AIM
Pictures stay out. Extract the lines below from the first one through the line with "dctx.closePath(); dctx.fill();", both included.

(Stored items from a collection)
=======

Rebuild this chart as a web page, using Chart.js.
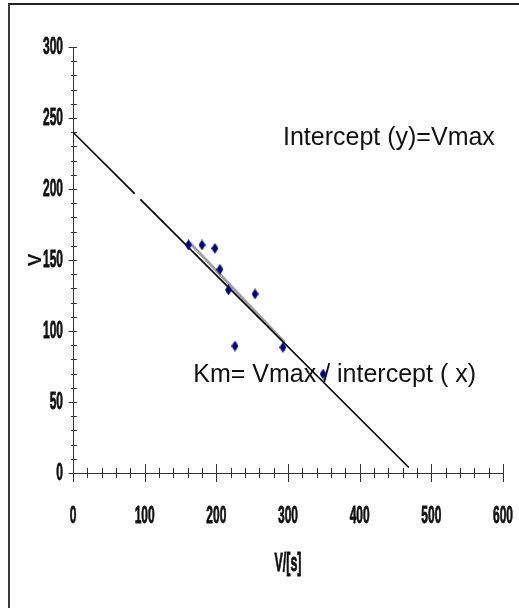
<!DOCTYPE html>
<html>
<head>
<meta charset="utf-8">
<script src="https://cdn.jsdelivr.net/npm/chart.js@4.4.1/dist/chart.umd.min.js"></script>
<style>
html, body { margin: 0; padding: 0; background: #fff; }
#wrap { position: relative; width: 519px; height: 608px; overflow: hidden; }
#frame { position: absolute; left: 8px; top: 3px; width: 600px; height: 700px; border-top: 2px solid #222; border-left: 2px solid #3a3a3a; }
canvas { position: absolute; left: 0; top: 0; }
</style>
</head>
<body>
<div id="wrap"><div id="frame"></div><canvas id="c" width="519" height="608"></canvas></div>
<script>
// --- values ---
const sValues = [161, 180, 198, 205, 217, 254, 226, 293, 349];            // V/[s]
const vValues = [160.6, 160.6, 158.2, 143.4, 128.9, 126.1, 89.4, 88.5, 69.7]; // V
// straight line through both intercepts (small gap as in the original)
const fitX = [0, 86, null, 94, 468.6];
const fitY = [240, 196.7, null, 192.7, 3.9];
// short grey trend line over the points
const trendX = [161, 295];
const trendY = [163.2, 92];
const xTickLabels = [0, 100, 200, 300, 400, 500, 600];
const yTickLabels = [0, 50, 100, 150, 200, 250, 300];
const xMinorStep = 20;
const yMinorStep = 10;

const toPoints = (xs, ys) => xs.map((x, i) => ({ x, y: ys[i] }));

// tall navy diamond marker
const diamond = document.createElement('canvas');
diamond.width = 7; diamond.height = 11;
const dctx = diamond.getContext('2d');
dctx.fillStyle = '#000080';
dctx.beginPath();
dctx.moveTo(3.5, 0); dctx.lineTo(7, 5.5); dctx.lineTo(3.5, 11); dctx.lineTo(0, 5.5);
dctx.closePath(); dctx.fill();

const LABEL_FONT = 'bold 15px "Liberation Sans", Arial, sans-serif';

function stretchedText(ctx, text, x, y, sx, sy, align) {
    ctx.save();
    ctx.translate(x, y);
    ctx.scale(sx, sy);
    ctx.textAlign = align;
    ctx.textBaseline = 'middle';
    ctx.fillText(text, 0, 0);
    ctx.lineWidth = 0.5;
    ctx.strokeText(text, 0, 0);
    ctx.restore();
}

// crossing tick marks, condensed tick labels, x title
const axisDecor = {
    id: 'axisDecor',
    beforeDatasetsDraw(chart) {
        const { ctx, scales: { x, y } } = chart;
        ctx.save();
        ctx.fillStyle = '#111';
        ctx.font = '25px "Liberation Sans", Arial, sans-serif';
        ctx.textAlign = 'left';
        ctx.textBaseline = 'alphabetic';
        ctx.fillText('Intercept (y)=Vmax', x.getPixelForValue(293), y.getPixelForValue(230.7));
        ctx.fillText('Km= Vmax / intercept ( x)', x.getPixelForValue(167.8), y.getPixelForValue(63.8));
        ctx.restore();
    },
    afterDraw(chart) {
        const { ctx, scales: { x, y } } = chart;
        const x0 = x.getPixelForValue(0);
        const y0 = y.getPixelForValue(0);
        const xMax = xTickLabels[xTickLabels.length - 1];
        const yMax = yTickLabels[yTickLabels.length - 1];
        ctx.save();
        ctx.strokeStyle = '#333';
        ctx.lineWidth = 1;
        ctx.beginPath();
        for (let v = 0; v <= xMax; v += xMinorStep) {
            const px = Math.round(x.getPixelForValue(v)) + 0.5;
            const len = xTickLabels.includes(v) ? 9 : 5;
            ctx.moveTo(px, y0 - len);
            ctx.lineTo(px, y0 + len);
        }
        for (let v = 0; v <= yMax; v += yMinorStep) {
            const py = Math.round(y.getPixelForValue(v)) + 0.5;
            const major = yTickLabels.includes(v);
            ctx.moveTo(x0 - (major ? 4.5 : 2), py);
            ctx.lineTo(x0 + 4, py);
        }
        ctx.stroke();

        ctx.fillStyle = '#111';
        ctx.strokeStyle = '#111';
        ctx.font = LABEL_FONT;
        xTickLabels.forEach(v => stretchedText(ctx, String(v), x.getPixelForValue(v), y0 + 43, 0.8, 1.58, 'center'));
        yTickLabels.forEach(v => stretchedText(ctx, String(v), x0 - 10, y.getPixelForValue(v) + 0.5, 0.8, 1.58, 'right'));
        stretchedText(ctx, 'V/[s]', (chart.chartArea.left + chart.chartArea.right) / 2, y0 + 91, 0.83, 1.68, 'center');
        ctx.restore();
    }
};

new Chart(document.getElementById('c'), {
    type: 'scatter',
    data: {
        datasets: [
            {
                label: 'V',
                data: toPoints(sValues, vValues),
                pointStyle: diamond,
                pointRadius: 5,
                showLine: false
            },
            {
                label: 'fit',
                data: toPoints(fitX, fitY),
                showLine: true,
                spanGaps: false,
                borderColor: '#000',
                borderWidth: 1.6,
                pointRadius: 0
            },
            {
                label: 'trend',
                data: toPoints(trendX, trendY),
                showLine: true,
                borderColor: '#a0a0a0',
                borderWidth: 3,
                pointRadius: 0
            }
        ]
    },
    options: {
        responsive: false,
        animation: false,
        events: [],
        layout: { padding: { left: 0, top: 47, right: 16, bottom: 0 } },
        plugins: { legend: { display: false }, tooltip: { enabled: false } },
        scales: {
            x: {
                type: 'linear',
                min: 0,
                max: 600,
                grid: { display: false, drawTicks: false },
                border: { display: true, color: '#333', width: 1 },
                ticks: { display: false },
                afterFit: s => { s.height = 135; }
            },
            y: {
                type: 'linear',
                min: 0,
                max: 300,
                grid: { display: false, drawTicks: false },
                border: { display: true, color: '#333', width: 1 },
                ticks: { display: false },
                title: {
                    display: true,
                    text: 'V',
                    color: '#111',
                    font: { family: '"Liberation Sans", Arial, sans-serif', size: 19, weight: 'bold' },
                    padding: { top: 24, bottom: 0 }
                },
                afterFit: s => { s.width = 73; }
            }
        }
    },
    plugins: [axisDecor]
});
</script>
</body>
</html>
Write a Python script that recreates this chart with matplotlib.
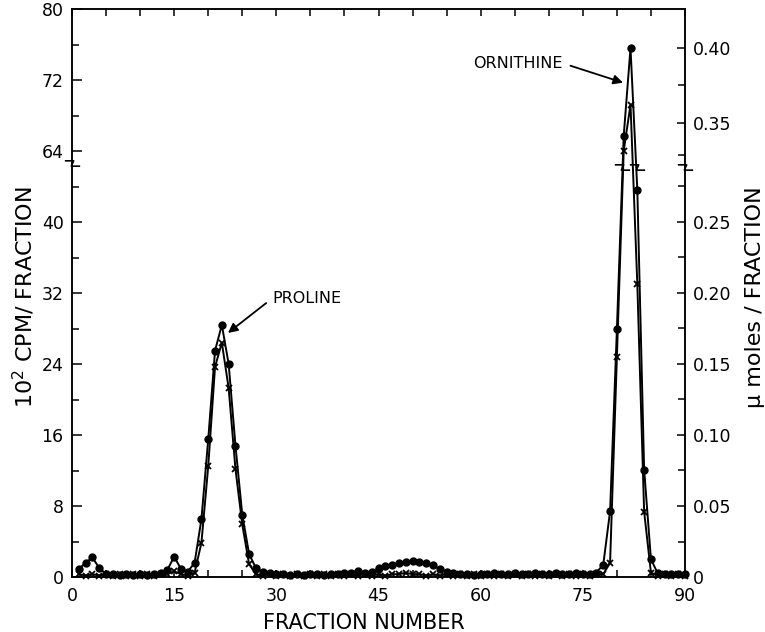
import numpy as np
import matplotlib
matplotlib.use("Agg")
import matplotlib.pyplot as plt
import matplotlib.transforms as mtransforms
from matplotlib.path import Path

# fraction number for each collected fraction
fractions = list(range(1, 91))

# 10^2 CPM per fraction (filled circles, left axis)
cpm = [0.9, 1.6, 2.2, 1.0, 0.3, 0.3, 0.2, 0.3, 0.2, 0.3,
       0.2, 0.3, 0.4, 0.8, 2.3, 0.9, 0.6, 1.6, 6.5, 15.5,
       25.5, 28.4, 24.0, 14.8, 7.0, 2.6, 1.0, 0.6, 0.4, 0.3,
       0.3, 0.2, 0.3, 0.2, 0.3, 0.3, 0.2, 0.3, 0.3, 0.4,
       0.5, 0.7, 0.5, 0.6, 1.0, 1.2, 1.4, 1.6, 1.7, 1.8,
       1.7, 1.6, 1.3, 0.9, 0.6, 0.4, 0.3, 0.3, 0.2, 0.3,
       0.3, 0.4, 0.3, 0.3, 0.4, 0.3, 0.3, 0.4, 0.3, 0.3,
       0.4, 0.3, 0.3, 0.4, 0.3, 0.3, 0.5, 1.4, 7.4, 27.9,
       65.7, 75.6, 43.6, 12.1, 2.0, 0.4, 0.3, 0.3, 0.3, 0.3]

# micromoles per fraction (crosses, right axis)
umoles = [0.002, 0.001, 0.002, 0.001, 0.002, 0.001, 0.002, 0.001, 0.002, 0.001,
          0.002, 0.001, 0.002, 0.002, 0.004, 0.002, 0.001, 0.003, 0.024, 0.078,
          0.148, 0.165, 0.133, 0.076, 0.037, 0.009, 0.002, 0.001, 0.002, 0.001,
          0.002, 0.001, 0.002, 0.001, 0.002, 0.001, 0.002, 0.001, 0.002, 0.001,
          0.002, 0.001, 0.002, 0.001, 0.002, 0.001, 0.002, 0.002, 0.003, 0.002,
          0.002, 0.001, 0.002, 0.001, 0.002, 0.001, 0.002, 0.001, 0.002, 0.001,
          0.002, 0.001, 0.002, 0.001, 0.002, 0.001, 0.002, 0.001, 0.002, 0.001,
          0.002, 0.001, 0.002, 0.001, 0.002, 0.001, 0.002, 0.002, 0.010, 0.155,
          0.331, 0.362, 0.206, 0.046, 0.003, 0.001, 0.002, 0.001, 0.002, 0.001]

left_ticks = [0, 8, 16, 24, 32, 40, 64, 72, 80]
left_minor = [4, 12, 20, 28, 36, 44, 68, 76]
right_ticks = [0, 0.05, 0.10, 0.15, 0.20, 0.25, 0.35, 0.40]
right_labels = ["0", "0.05", "0.10", "0.15", "0.20", "0.25", "0.35", "0.40"]
right_minor = [0.025, 0.075, 0.125, 0.175, 0.225, 0.275, 0.325, 0.375]
x_ticks = [0, 15, 30, 45, 60, 75, 90]

# broken axes: piecewise linear map value -> plotted height
cpm_knots = [-10, 0, 46, 63, 200]
cpm_pos = [-10, 0, 46, 47, 184]
um_knots = [-1, 0, 0.285, 0.33, 1.0]
um_pos = [-160, 0, 45.6, 47.84, 160.4]


def cpm_fwd(v):
    return np.interp(v, cpm_knots, cpm_pos)


def cpm_inv(p):
    return np.interp(p, cpm_pos, cpm_knots)


def um_fwd(v):
    return np.interp(v, um_knots, um_pos)


def um_inv(p):
    return np.interp(p, um_pos, um_knots)


fig = plt.figure(figsize=(7.65, 6.32), dpi=100)
ax = fig.add_axes([72 / 765, 55 / 632, 613 / 765, 568 / 632])
ax.set_yscale('function', functions=(cpm_fwd, cpm_inv))
ax2 = ax.twinx()
ax2.set_yscale('function', functions=(um_fwd, um_inv))

ax.plot(fractions, cpm, color='k', lw=1.4, marker='o', ms=5, clip_on=False, zorder=3)
ax2.plot(fractions, umoles, color='k', lw=1.4, marker='x', ms=4.5, mew=1.3, clip_on=False, zorder=3)

ax.set_xlim(0, 90)
ax.set_ylim(0, 80)
ax2.set_ylim(0, 0.35 + (64 - 51.2) / 168)

ax.set_xticks(x_ticks)
ax.set_xticks(range(0, 91, 5), minor=True)
ax.set_yticks(left_ticks)
ax.set_yticklabels([str(t) for t in left_ticks])
ax.set_yticks(left_minor, minor=True)
ax.yaxis.set_minor_formatter(plt.NullFormatter())
ax2.set_yticks(right_ticks)
ax2.set_yticklabels(right_labels)
ax2.set_yticks(right_minor, minor=True)
ax2.yaxis.set_minor_formatter(plt.NullFormatter())

ax.tick_params(axis='x', which='both', direction='in', top=True, bottom=True,
               length=5, width=1.1, labelsize=12.5, pad=7)
ax.tick_params(axis='y', which='major', direction='in', length=7, width=1.1,
               labelsize=12.5, pad=6)
ax.tick_params(axis='y', which='minor', direction='in', length=5, width=1.1)
ax2.tick_params(axis='y', which='major', direction='in', length=6, width=1.1,
                labelsize=12.5, pad=6)
ax2.tick_params(axis='y', which='minor', direction='in', length=5, width=1.1)

for a in (ax, ax2):
    for s in a.spines.values():
        s.set_linewidth(1.1)

ax.set_xlabel("FRACTION NUMBER", fontsize=15)
ax.xaxis.set_label_coords(0.476, -0.063)
ax.set_ylabel("10$^2$ CPM/ FRACTION", fontsize=16)
ax.yaxis.set_label_coords(-0.057, 0.493)
ax2.set_ylabel("μ moles / FRACTION", fontsize=16)
ax2.yaxis.set_label_coords(1.098, 0.493)

ax.annotate("PROLINE", xy=(22.9, 27.5), xytext=(29.4, 31.4), fontsize=11.5,
            ha='left', va='center',
            arrowprops=dict(arrowstyle='-|>', color='k', lw=1.3, relpos=(0, 0.5),
                            shrinkA=3, shrinkB=0, mutation_scale=14))
ax.annotate("ORNITHINE", xy=(80.9, 71.7), xytext=(72.0, 73.9), fontsize=11.5,
            ha='right', va='center',
            arrowprops=dict(arrowstyle='-|>', color='k', lw=1.3, relpos=(1, 0.5),
                            shrinkA=4, shrinkB=0, mutation_scale=14))

# break symbols on the axes and on the ornithine peak
zig = Path([(-1, 0.35), (0.15, 0.35), (-0.15, -0.35), (1, -0.35)],
           [Path.MOVETO, Path.LINETO, Path.LINETO, Path.LINETO])
spine_tr = ax.transAxes
ax.plot([0], [0.728], marker=zig, ms=11, mfc='none', mec='k', mew=1.2,
        ls='none', transform=spine_tr, clip_on=False, zorder=5)
ax.plot([1], [0.722], marker=zig, ms=11, mfc='none', mec='k', mew=1.2,
        ls='none', transform=spine_tr, clip_on=False, zorder=5)
curve_tr = mtransforms.blended_transform_factory(ax.transData, ax.transAxes)
ax.plot([80.7, 83.0], [0.722, 0.722], marker=zig, ms=11, mfc='none', mec='k',
        mew=1.2, ls='none', transform=curve_tr, clip_on=False, zorder=5)

fig.savefig("out.png", dpi=100)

=======

OUTPUT FOR THIS TASK
Rebuild this chart as a web page, using Chart.js.
<!DOCTYPE html>
<html>
<head>
<meta charset="utf-8">
<script src="https://cdn.jsdelivr.net/npm/chart.js@4.4.1/dist/chart.umd.min.js"></script>
<style>
html, body { margin: 0; padding: 0; background: #fff; }
#wrap { position: relative; width: 519px; height: 608px; overflow: hidden; }
#frame { position: absolute; left: 8px; top: 3px; width: 600px; height: 700px; border-top: 2px solid #222; border-left: 2px solid #3a3a3a; }
canvas { position: absolute; left: 0; top: 0; }
</style>
</head>
<body>
<div id="wrap"><div id="frame"></div><canvas id="c" width="519" height="608"></canvas></div>
<script>
// --- values ---
const sValues = [161, 180, 198, 205, 217, 254, 226, 293, 349];            // V/[s]
const vValues = [160.6, 160.6, 158.2, 143.4, 128.9, 126.1, 89.4, 88.5, 69.7]; // V
// straight line through both intercepts (small gap as in the original)
const fitX = [0, 86, null, 94, 468.6];
const fitY = [240, 196.7, null, 192.7, 3.9];
// short grey trend line over the points
const trendX = [161, 295];
const trendY = [163.2, 92];
const xTickLabels = [0, 100, 200, 300, 400, 500, 600];
const yTickLabels = [0, 50, 100, 150, 200, 250, 300];
const xMinorStep = 20;
const yMinorStep = 10;

const toPoints = (xs, ys) => xs.map((x, i) => ({ x, y: ys[i] }));

// tall navy diamond marker
const diamond = document.createElement('canvas');
diamond.width = 7; diamond.height = 11;
const dctx = diamond.getContext('2d');
dctx.fillStyle = '#000080';
dctx.beginPath();
dctx.moveTo(3.5, 0); dctx.lineTo(7, 5.5); dctx.lineTo(3.5, 11); dctx.lineTo(0, 5.5);
dctx.closePath(); dctx.fill();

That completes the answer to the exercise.